What’s the secret weapon that will give a business an unfair advantage over its competitors?
No, we’re not talking industrial espionage or insider trading. We are referring to creativity. Here are 6 tips for how to make your business more creative. (there are many more in our book!)
1. Celebrate mistakes. It’s okay to fail. In fact it’s a valuable part of the creative process and those who have many successes tend to have had more failures along the way. The point is to reduce the downside of failing so it won’t kill you. Find ways to reward small risks, perhaps with a prize for the bravest ideas.
2. Slip into something less comfortable. We all have things we feel comfortable doing and tend to avoid the other stuff. But it’s the other stuff that often allows us to think in new ways, so break your routine, talk to people you don’t normally talk to, and make it a goal to try something that scares you at least once every few days.
3. Learn how to play. It’s usually business or pleasure, but to be creative you need to have both because the more you can let go, the more fun you’ll have and the more likely you’ll come up with unexpected ideas. Use music, humour and games to shake things up and help you and others think in new ways.
4. Try some Idea Spaghetti. Quantity of ideas is the single biggest predictor of creativity, so don’t wait for the Big One: keep generating as many ideas as you can, by questioning what you see around you and thinking of ways to improve them. Set yourself a daily goals for the number of ideas you want to come up and write them up in a notebook
5. Flood your brain. Creativity is about making connections, often between two completely unrelated things. So it stands to reason that if you can feed your brain with a lot of different stimuli you’ll have a greater chance of making connections. Make sure you read, watch, listen and do to a wide variety of things as often as you can.
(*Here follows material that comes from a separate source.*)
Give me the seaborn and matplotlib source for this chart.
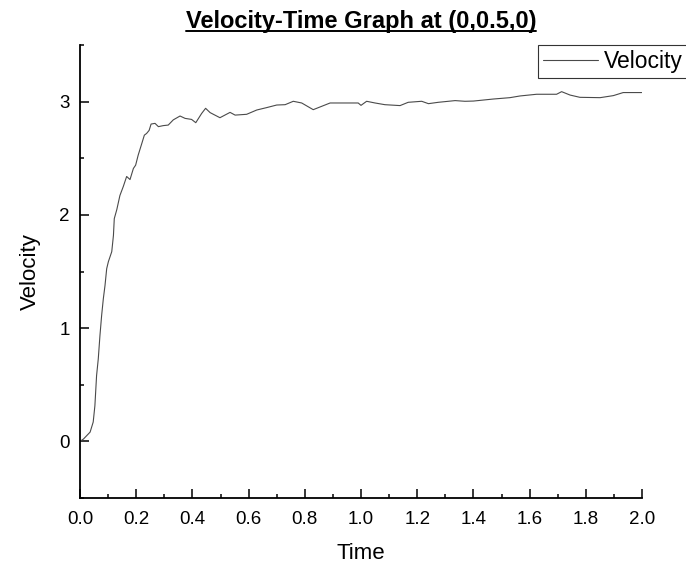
import matplotlib
matplotlib.use("Agg")
import matplotlib.pyplot as plt
from matplotlib.lines import Line2D
from matplotlib.ticker import MultipleLocator, FormatStrFormatter
import pandas as pd
import seaborn as sns

# Velocity samples at the probe point (0, 0.5, 0)
time = [0.000, 0.012, 0.036, 0.047, 0.053, 0.059, 0.065, 0.071, 0.077, 0.083,
        0.089, 0.095, 0.101, 0.113, 0.119, 0.122, 0.131, 0.142, 0.154, 0.166,
        0.178, 0.190, 0.198, 0.207, 0.220, 0.229, 0.237, 0.246, 0.253, 0.267,
        0.279, 0.296, 0.314, 0.332, 0.356, 0.374, 0.397, 0.412, 0.433, 0.447,
        0.463, 0.498, 0.534, 0.552, 0.593, 0.629, 0.664, 0.700, 0.730, 0.759,
        0.789, 0.830, 0.890, 0.990, 1.000, 1.020, 1.050, 1.085, 1.139, 1.168,
        1.216, 1.240, 1.275, 1.311, 1.335, 1.370, 1.400, 1.471, 1.530, 1.566,
        1.625, 1.696, 1.714, 1.744, 1.779, 1.851, 1.898, 1.933, 1.999]
velocity = [0.000, 0.020, 0.082, 0.171, 0.315, 0.581, 0.728, 0.935, 1.112, 1.259,
            1.377, 1.525, 1.587, 1.675, 1.819, 1.967, 2.047, 2.171, 2.250, 2.339,
            2.312, 2.410, 2.439, 2.527, 2.631, 2.704, 2.719, 2.746, 2.802, 2.808,
            2.779, 2.788, 2.793, 2.839, 2.873, 2.852, 2.843, 2.814, 2.896, 2.941,
            2.903, 2.858, 2.905, 2.881, 2.888, 2.926, 2.947, 2.970, 2.973, 3.003,
            2.988, 2.929, 2.988, 2.988, 2.967, 3.003, 2.988, 2.973, 2.965, 2.994,
            3.003, 2.982, 2.994, 3.003, 3.009, 3.003, 3.005, 3.023, 3.035, 3.050,
            3.065, 3.065, 3.088, 3.058, 3.038, 3.035, 3.053, 3.080, 3.080]

title_text = "Velocity-Time Graph at (0,0.5,0)"
x_label = "Time"
y_label = "Velocity"

df = pd.DataFrame({x_label: time, y_label: velocity})

sns.set_theme(style="ticks")
plt.rcParams["font.family"] = ["Liberation Sans", "DejaVu Sans"]
plt.rcParams["text.color"] = "black"
plt.rcParams["axes.labelcolor"] = "black"
plt.rcParams["xtick.color"] = "black"
plt.rcParams["ytick.color"] = "black"

W, H = 686, 568
fig = plt.figure(figsize=(W / 100, H / 100), dpi=100)
ax = fig.add_axes([80 / W, 1 - 498 / H, 562 / W, 453 / H])

sns.lineplot(data=df, x=x_label, y=y_label, ax=ax, color="#4a4a4a",
             linewidth=0.8, label="Velocity")

ax.set_xlim(0, 2)
ax.set_ylim(-0.5, 3.5)
ax.xaxis.set_major_locator(MultipleLocator(0.2))
ax.xaxis.set_minor_locator(MultipleLocator(0.1))
ax.xaxis.set_major_formatter(FormatStrFormatter("%.1f"))
ax.yaxis.set_major_locator(MultipleLocator(1))
ax.yaxis.set_minor_locator(MultipleLocator(0.5))

for side in ("top", "right"):
    ax.spines[side].set_visible(False)
for side in ("left", "bottom"):
    ax.spines[side].set_linewidth(1.3)
    ax.spines[side].set_color("black")

ax.tick_params(which="both", direction="in", width=1.1, colors="black",
               labelcolor="black")
ax.tick_params(which="major", length=6.5, labelsize=13.5)
ax.tick_params(which="minor", length=3.2)
ax.tick_params(axis="x", which="major", pad=9)
ax.tick_params(axis="y", which="major", pad=7.5)

ax.set_xlabel(x_label, fontsize=16, labelpad=11, color="black")
ax.set_ylabel(y_label, fontsize=16, labelpad=13, color="black")

title = ax.set_title(title_text, fontsize=17, fontweight="bold", pad=12,
                     color="black")

leg = ax.legend(loc="upper left", bbox_to_anchor=(538 / W, 1 - 45 / H),
                bbox_transform=fig.transFigure, frameon=True, fancybox=False,
                fontsize=16.5, handlelength=2.4, handletextpad=0.25,
                borderpad=0.22, borderaxespad=0)
leg.get_frame().set_edgecolor("#333333")
leg.get_frame().set_linewidth(0.8)
leg.get_frame().set_alpha(1)
for t in leg.get_texts():
    t.set_color("black")

# underline the title
fig.canvas.draw()
bb = title.get_window_extent(fig.canvas.get_renderer())
y_ul = (bb.y0 + 2) / H
fig.add_artist(Line2D([bb.x0 / W, bb.x1 / W], [y_ul, y_ul],
                      transform=fig.transFigure, color="black", linewidth=1.4))

fig.savefig("out.png", dpi=100)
6. Collaborate. “Plays well with others” applies now even more it did on the school report. It’s almost impossible to bring good ideas to life without partnering with outsiders, so we should be less paranoid about signing NDAs and more willing to collaborate with people who share a common vision and can add expertise we don’t have.
Creativity is not something that can be managed in the traditional sense, and that can make many business people, used to having control, feel a little uncomfortable. The best we can hope for is to manage for it. Robert Sutton, professor of science and engineering at Stanford University, says: “Managing for creativity, I’ve discovered, means taking most of what we know about management and standing it on its head. It means placing bets on ideas without much heed to the projected ROI. It means ignoring what has worked before. It means taking perfectly happy people and goading them into fights among themselves. Good creativity management means hiring the candidate you have a gut feeling against. And as for those people who stick their fingers in their ears and chant, ‘I’m not listening, I’m not listening,’ when customers are making suggestions? It means praising and promoting them.”
While it’s not always easy being making creativity a part of everyday business, in a world in which it is difficult to maintain differentiation without innovation it’s a necessary part of business life. As Richard Branson, who wrote the foreword to the book, says it’s about having a spirit of adventure. “Catch the cow, Ricky,” his mum used to tell him, “If you want some milk you can’t just sit in the middle of a field waiting for a cow to come to you, you’ve got to go and catch it and milk it yourself.”